## The task
Exactly the lines from the line holding "Write the seaborn" to the line holding "avg_cum = np.concatenate([[0.0], np.cumsum(daily_avg)])", both lines included, are to be echoed; pictures are not.

## Material supplied
****************************************
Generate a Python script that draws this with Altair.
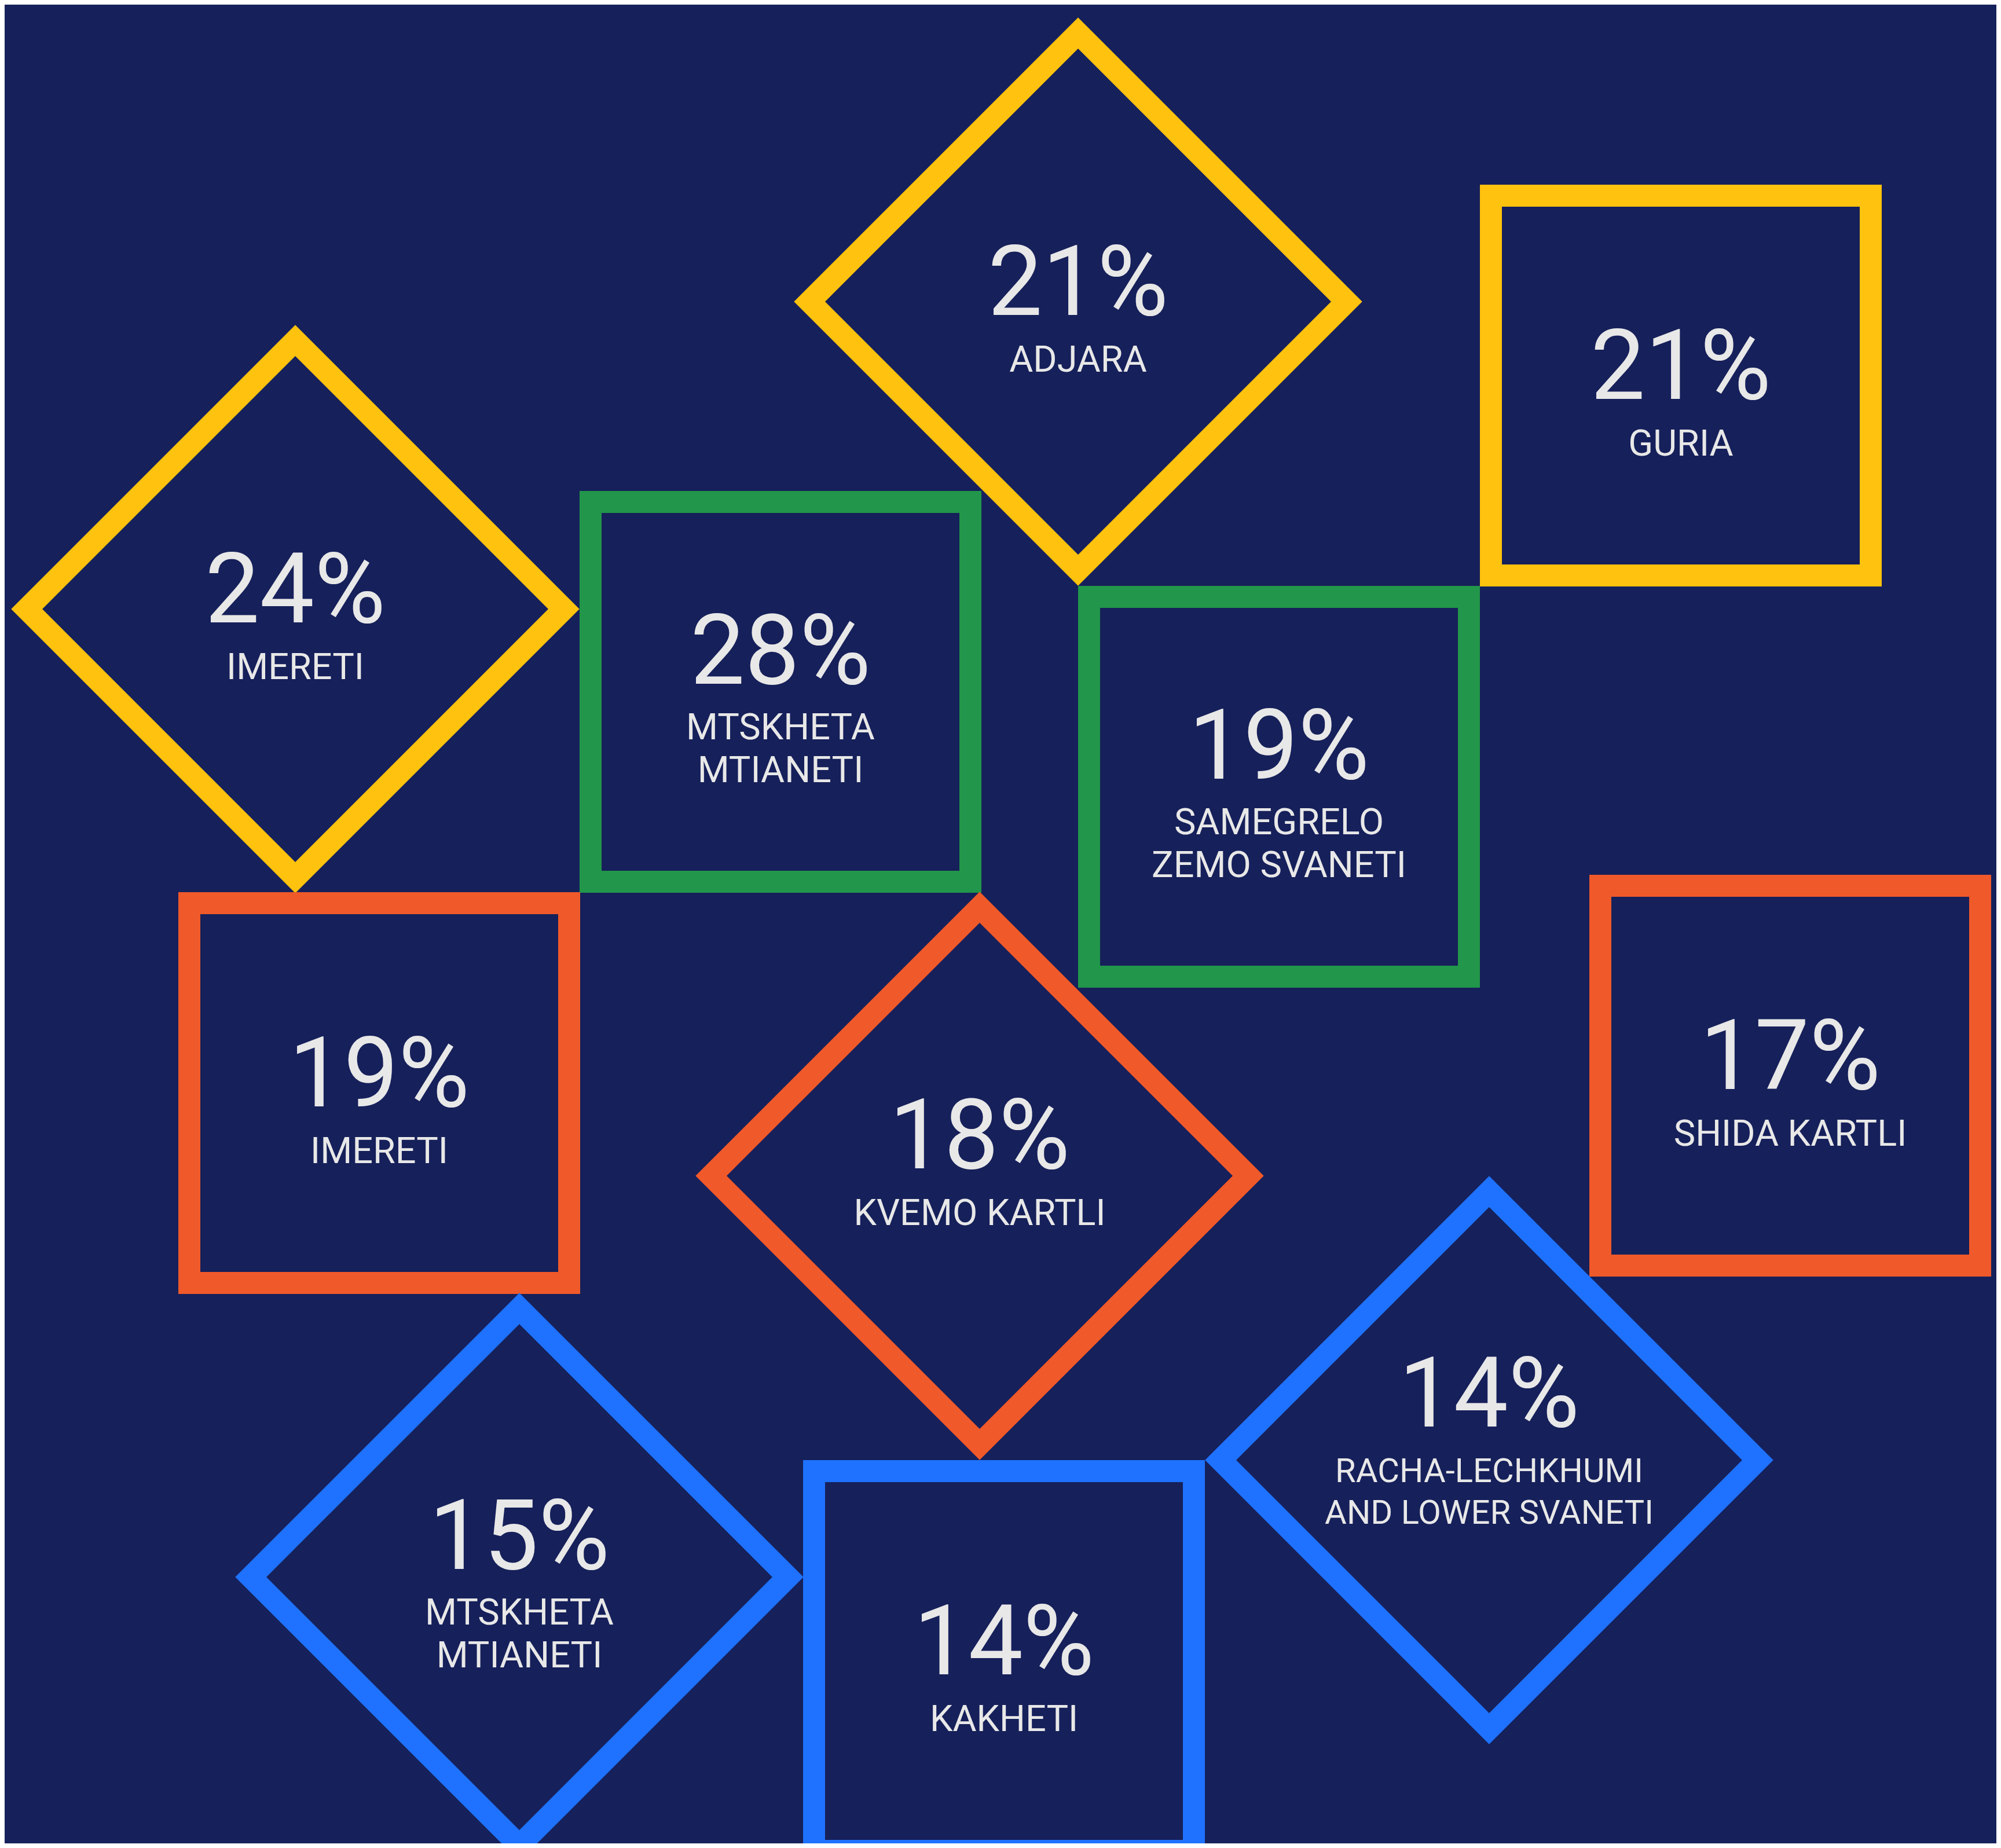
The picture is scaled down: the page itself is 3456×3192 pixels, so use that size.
import altair as alt
import pandas as pd

# ---- data ----
values = [21, 21, 24, 28, 19, 19, 18, 17, 15, 14, 14]
label_line1 = ["ADJARA", "GURIA", "IMERETI", "MTSKHETA", "SAMEGRELO", "IMERETI",
               "KVEMO KARTLI", "SHIDA KARTLI", "MTSKHETA", "KAKHETI", "RACHA-LECHKHUMI"]
label_line2 = ["", "", "", "MTIANETI", "ZEMO SVANETI", "", "", "", "MTIANETI", "",
               "AND LOWER SVANETI"]
group = ["yellow", "yellow", "yellow", "green", "green", "orange", "orange", "orange",
         "blue", "blue", "blue"]
shape_kind = ["diamond", "square", "diamond", "square", "square", "square", "diamond",
              "square", "diamond", "square", "diamond"]

# ---- layout (page pixel positions of each tile centre) ----
center_x = [1862, 2903, 510, 1348, 2209, 655, 1692, 3092, 897, 1734, 2572]
center_y = [521, 666, 1052, 1195, 1359, 1888, 2031, 1858, 2724, 2869, 2522]
block_shift = [0, 0, 0, 0, 0, 0, -36, 0, 0, 0, -44]

palette = {"yellow": "#FFC20E", "green": "#22964A", "orange": "#F0592A", "blue": "#1E72FF"}
BG = "#16205A"
TEXT = "#E8E8E8"
SIDE = 656          # centre-line side of each square
STROKE = 38
PCT_SIZE = 168
LAB_SIZE = 63

shape_rows = []
text_rows = []
for i in range(len(values)):
    size = SIDE ** 2 if shape_kind[i] == "square" else 2 * SIDE ** 2
    shape_rows.append({"x": center_x[i], "y": center_y[i], "shape": shape_kind[i],
                       "size": size, "color": palette[group[i]]})
    two = label_line2[i] != ""
    lab_size = 58 if len(label_line1[i]) > 13 else LAB_SIZE
    gap = 72 if lab_size == 58 else 74
    sh = block_shift[i]
    if two:
        pct_y, l1_y, l2_y = -14, 82, 82 + gap
    else:
        pct_y, l1_y, l2_y = 23, 121, None
    text_rows.append({"x": center_x[i], "y": center_y[i] + pct_y + sh,
                      "t": f"{values[i]}%", "fs": PCT_SIZE})
    text_rows.append({"x": center_x[i], "y": center_y[i] + l1_y + sh,
                      "t": label_line1[i], "fs": lab_size})
    if two:
        text_rows.append({"x": center_x[i], "y": center_y[i] + l2_y + sh,
                          "t": label_line2[i], "fs": lab_size})

shapes_df = pd.DataFrame(shape_rows)
text_df = pd.DataFrame(text_rows)

# the page has an 8px margin, so the plot area spans page pixels 8..3448 / 8..3184
xs = alt.Scale(domain=[8, 3448], nice=False, zero=False)
ys = alt.Scale(domain=[8, 3184], nice=False, zero=False, reverse=True)

tiles = alt.Chart(shapes_df).mark_point(
    filled=False, strokeWidth=STROKE, opacity=1, strokeOpacity=1
).encode(
    x=alt.X("x:Q", scale=xs, axis=None),
    y=alt.Y("y:Q", scale=ys, axis=None),
    shape=alt.Shape("shape:N", scale=None, legend=None),
    size=alt.Size("size:Q", scale=None, legend=None),
    color=alt.Color("color:N", scale=None, legend=None),
)

labels = alt.Chart(text_df).mark_text(
    font="Roboto", align="center", baseline="alphabetic", color=TEXT
).encode(
    x=alt.X("x:Q", scale=xs, axis=None),
    y=alt.Y("y:Q", scale=ys, axis=None),
    text="t:N",
    size=alt.Size("fs:Q", scale=None, legend=None),
)

chart = alt.layer(tiles, labels).properties(
    width=3440, height=3176, background=BG, padding=0, autosize="none"
).configure_view(stroke=None)

chart.save("out.html", embed_options={"renderer": "svg", "actions": False})
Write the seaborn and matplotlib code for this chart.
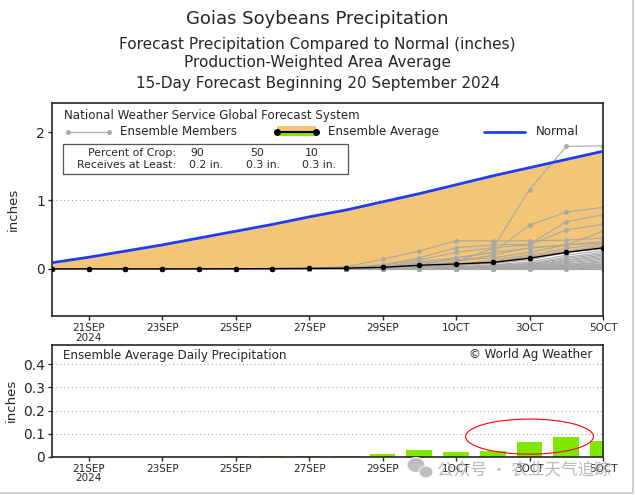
import numpy as np
import pandas as pd
import seaborn as sns
import matplotlib
matplotlib.use("Agg")
from matplotlib import pyplot as plt
from matplotlib.patches import Rectangle, Ellipse

# Forecast days: 0 = 20 SEP 2024 ... 15 = 5 OCT 2024
days = list(range(16))
tick_days = [1, 3, 5, 7, 9, 11, 13, 15]
tick_labels = ["21SEP\n2024", "23SEP", "25SEP", "27SEP", "29SEP", "1OCT", "3OCT", "5OCT"]

# Normal cumulative precipitation (inches)
normal_cum = [0.09, 0.17, 0.26, 0.35, 0.45, 0.55, 0.65, 0.76, 0.86, 0.98,
              1.10, 1.23, 1.36, 1.48, 1.60, 1.72]

# Ensemble average daily precipitation for days 1..15 (inches)
bar_days = days[1:]
daily_avg = [0.0, 0.0, 0.0, 0.0, 0.001, 0.002, 0.003, 0.004, 0.012,
             0.030, 0.019, 0.023, 0.062, 0.084, 0.067]
avg_cum = np.concatenate([[0.0], np.cumsum(daily_avg)])

# Ensemble members, cumulative for days 7..15 (days 0..6 are dry)
member_tails = [
    [0, 0, 0.02, 0.05, 0.10, 0.30, 1.16, 1.79, 1.80],
    [0, 0.01, 0.03, 0.10, 0.16, 0.24, 0.64, 0.83, 0.90],
    [0.01, 0.03, 0.14, 0.26, 0.41, 0.41, 0.41, 0.42, 0.45],
    [0, 0.02, 0.06, 0.16, 0.31, 0.35, 0.36, 0.69, 0.79],
    [0, 0.01, 0.05, 0.13, 0.24, 0.31, 0.35, 0.57, 0.65],
    [0, 0, 0.02, 0.05, 0.16, 0.24, 0.30, 0.35, 0.55],
    [0, 0, 0.01, 0.04, 0.10, 0.20, 0.31, 0.35, 0.38],
    [0, 0, 0.02, 0.08, 0.13, 0.16, 0.24, 0.35, 0.40],
    [0, 0, 0.01, 0.03, 0.06, 0.13, 0.20, 0.30, 0.36],
    [0, 0, 0, 0.02, 0.04, 0.10, 0.18, 0.26, 0.33],
    [0, 0, 0.01, 0.02, 0.05, 0.08, 0.13, 0.24, 0.30],
    [0, 0, 0, 0.01, 0.03, 0.06, 0.10, 0.20, 0.27],
    [0, 0, 0, 0.01, 0.02, 0.05, 0.08, 0.17, 0.24],
    [0, 0, 0, 0, 0.02, 0.04, 0.07, 0.15, 0.22],
    [0, 0, 0, 0, 0.01, 0.03, 0.06, 0.13, 0.20],
    [0, 0, 0, 0, 0.01, 0.02, 0.05, 0.12, 0.18],
    [0, 0, 0, 0, 0, 0.02, 0.04, 0.10, 0.16],
    [0, 0, 0, 0, 0, 0.01, 0.03, 0.09, 0.14],
    [0, 0, 0, 0, 0, 0.01, 0.03, 0.07, 0.12],
    [0, 0, 0, 0, 0, 0.01, 0.02, 0.06, 0.10],
    [0, 0, 0, 0, 0, 0, 0.02, 0.05, 0.09],
    [0, 0, 0, 0, 0, 0, 0.01, 0.04, 0.07],
    [0, 0, 0, 0, 0, 0, 0.01, 0.03, 0.06],
    [0, 0, 0, 0, 0, 0, 0.01, 0.02, 0.05],
    [0, 0, 0, 0, 0, 0, 0, 0.02, 0.04],
    [0, 0, 0, 0, 0, 0, 0, 0.01, 0.03],
    [0, 0, 0, 0, 0, 0, 0, 0.01, 0.02],
    [0, 0, 0, 0, 0, 0, 0, 0, 0.01],
    [0, 0, 0, 0, 0, 0, 0, 0, 0],
]

crop_pct = ["90", "50", "10"]
crop_amt = ["0.2 in.", "0.3 in.", "0.3 in."]

ORANGE = "#f2c577"
GREEN = "#7fe800"
BLUE = "#1f3cff"
GRAY = "#a8a8a8"

sns.set_style("ticks")
plt.rcParams["font.family"] = ["DejaVu Sans", "Noto Sans CJK SC"]
plt.rcParams["axes.linewidth"] = 1.2

fig = plt.figure(figsize=(6.35, 4.95), dpi=100)
ax1 = fig.add_axes([0.0819, 0.3616, 0.8677, 0.4309])
ax2 = fig.add_axes([0.0819, 0.0774, 0.8677, 0.2262])

# titles
fig.text(0.5, 0.961, "Goias Soybeans Precipitation", ha="center", va="center", fontsize=13)
fig.text(0.5, 0.911, "Forecast Precipitation Compared to Normal (inches)", ha="center", va="center", fontsize=11)
fig.text(0.5, 0.873, "Production-Weighted Area Average", ha="center", va="center", fontsize=11)
fig.text(0.5, 0.832, "15-Day Forecast Beginning 20 September 2024", ha="center", va="center", fontsize=11)

# --- top panel: cumulative ---
ax1.fill_between(days, avg_cum, normal_cum, color=ORANGE, lw=0, zorder=1)

rows = []
for i, tail in enumerate(member_tails):
    vals = [0.0] * 7 + tail
    for d, v in zip(days, vals):
        rows.append((d, i, v))
members_df = pd.DataFrame(rows, columns=["day", "member", "precip"])
sns.lineplot(data=members_df, x="day", y="precip", units="member", estimator=None,
             color=GRAY, lw=0.8, marker="o", markersize=3.5, markeredgewidth=0,
             ax=ax1, zorder=2)

sns.lineplot(x=days, y=avg_cum, color="black", lw=1.0, marker="o", markersize=4,
             markeredgewidth=0, ax=ax1, zorder=3)
sns.lineplot(x=days, y=normal_cum, color=BLUE, lw=2.0, ax=ax1, zorder=4)

ax1.set_xlim(0, 15)
ax1.set_ylim(-0.69, 2.43)
ax1.set_yticks([0, 1, 2])
ax1.set_yticklabels(["0", "1", "2"], fontsize=10)
ax1.set_xticks(tick_days)
ax1.set_xticklabels(tick_labels, fontsize=7.5, linespacing=0.95)
ax1.set_xlabel("")
ax1.set_ylabel("inches", fontsize=9.5, labelpad=12)
ax1.tick_params(length=3, width=1, pad=2)
for y in [0, 1]:
    ax1.axhline(y, color="#999999", lw=0.7, ls=(0, (1, 3)), zorder=0.5)

# legend drawn in axes coordinates
tr = ax1.transAxes
ax1.text(0.022, 0.939, "National Weather Service Global Forecast System", transform=tr,
         fontsize=8.6, va="center", ha="left")
ly = 0.864
ax1.plot([0.029, 0.103], [ly, ly], color=GRAY, lw=0.8, marker="o", markersize=3.5,
         markeredgewidth=0, transform=tr, clip_on=False, zorder=6)
ax1.text(0.123, ly, "Ensemble Members", transform=tr, fontsize=8.6, va="center")
ax1.add_patch(Rectangle((0.408, ly), 0.072, 0.026, transform=tr, color=ORANGE, lw=0, zorder=6))
ax1.add_patch(Rectangle((0.408, ly - 0.022), 0.072, 0.022, transform=tr, color=GREEN, lw=0, zorder=6))
ax1.plot([0.408, 0.480], [ly, ly], color="black", lw=1.5, marker="o", markersize=4,
         transform=tr, zorder=7)
ax1.text(0.50, ly, "Ensemble Average", transform=tr, fontsize=8.6, va="center")
ax1.plot([0.784, 0.858], [ly, ly], color=BLUE, lw=2.0, transform=tr, zorder=6)
ax1.text(0.878, ly, "Normal", transform=tr, fontsize=8.6, va="center")

ax1.add_patch(Rectangle((0.0205, 0.667), 0.5165, 0.140, transform=tr, fill=False,
                        edgecolor="#555555", lw=0.9, zorder=6))
ax1.text(0.225, 0.762, "Percent of Crop:", transform=tr, fontsize=7.8, ha="right", va="center")
ax1.text(0.225, 0.710, "Receives at Least:", transform=tr, fontsize=7.8, ha="right", va="center")
for xp, xa, p, a in zip([0.263, 0.372, 0.472], [0.279, 0.383, 0.485], crop_pct, crop_amt):
    ax1.text(xp, 0.762, p, transform=tr, fontsize=7.8, ha="center", va="center")
    ax1.text(xa, 0.710, a, transform=tr, fontsize=7.8, ha="center", va="center")

# --- bottom panel: daily ensemble average ---
sns.barplot(x=bar_days, y=daily_avg, native_scale=True, width=0.7, color=GREEN,
            saturation=1, edgecolor="none", ax=ax2, zorder=2)
ax2.set_xlim(0, 15)
ax2.set_ylim(0, 0.485)
ax2.set_yticks([0, 0.1, 0.2, 0.3, 0.4])
ax2.set_yticklabels(["0", "0.1", "0.2", "0.3", "0.4"], fontsize=10)
ax2.set_xticks(tick_days)
ax2.set_xticklabels(tick_labels, fontsize=7.5, linespacing=0.95)
ax2.set_xlabel("")
ax2.set_ylabel("inches", fontsize=9.5, labelpad=4)
ax2.tick_params(length=3, width=1, pad=2)
for y in [0.1, 0.2, 0.3, 0.4]:
    ax2.axhline(y, color="#999999", lw=0.7, ls=(0, (1, 3)), zorder=0.5)
ax2.text(0.02, 0.9, "Ensemble Average Daily Precipitation", transform=ax2.transAxes,
         fontsize=8.6, va="center")
ax2.text(0.98, 0.91, "\u00a9 World Ag Weather", transform=ax2.transAxes,
         fontsize=8.6, va="center", ha="right")

# red highlight ellipse
ax2.add_patch(Ellipse((13.0, 0.087), 3.48, 0.152, fill=False, edgecolor="red", lw=0.8,
                      zorder=5, clip_on=False))

# watermark (icon + text) overlaid on the image
ftr = fig.transFigure
fig.patches.append(Ellipse((416 / 635, 1 - 465 / 495), 18 / 635, 15 / 495, transform=ftr,
                           facecolor="#b8b8b8", edgecolor="white", lw=0.8, alpha=0.9, zorder=10))
fig.patches.append(Ellipse((426 / 635, 1 - 472 / 495), 14 / 635, 12 / 495, transform=ftr,
                           facecolor="#b8b8b8", edgecolor="white", lw=0.8, alpha=0.9, zorder=10))
fig.text(0.688, 0.051, "\u516c\u4f17\u53f7 \u00b7 \u519c\u4e1a\u5929\u6c14\u8ffd\u8e2a",
         fontsize=12, color="#a8a8a8", alpha=0.8, va="center", ha="left",
         family=["Noto Sans CJK SC", "DejaVu Sans"], zorder=10)

# thin frame on right and bottom edges of the picture
fig.add_artist(plt.Line2D([0.9969, 0.9969, 0], [1, 0.004, 0.004], transform=ftr,
                          color="#c8c8c8", lw=1.2))

fig.savefig("out.png", dpi=100)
****************************************
## The completed task
Write the seaborn and matplotlib code for this chart.
import numpy as np
import pandas as pd
import seaborn as sns
import matplotlib
matplotlib.use("Agg")
from matplotlib import pyplot as plt
from matplotlib.patches import Rectangle, Ellipse

# Forecast days: 0 = 20 SEP 2024 ... 15 = 5 OCT 2024
days = list(range(16))
tick_days = [1, 3, 5, 7, 9, 11, 13, 15]
tick_labels = ["21SEP\n2024", "23SEP", "25SEP", "27SEP", "29SEP", "1OCT", "3OCT", "5OCT"]

# Normal cumulative precipitation (inches)
normal_cum = [0.09, 0.17, 0.26, 0.35, 0.45, 0.55, 0.65, 0.76, 0.86, 0.98,
              1.10, 1.23, 1.36, 1.48, 1.60, 1.72]

# Ensemble average daily precipitation for days 1..15 (inches)
bar_days = days[1:]
daily_avg = [0.0, 0.0, 0.0, 0.0, 0.001, 0.002, 0.003, 0.004, 0.012,
             0.030, 0.019, 0.023, 0.062, 0.084, 0.067]
avg_cum = np.concatenate([[0.0], np.cumsum(daily_avg)])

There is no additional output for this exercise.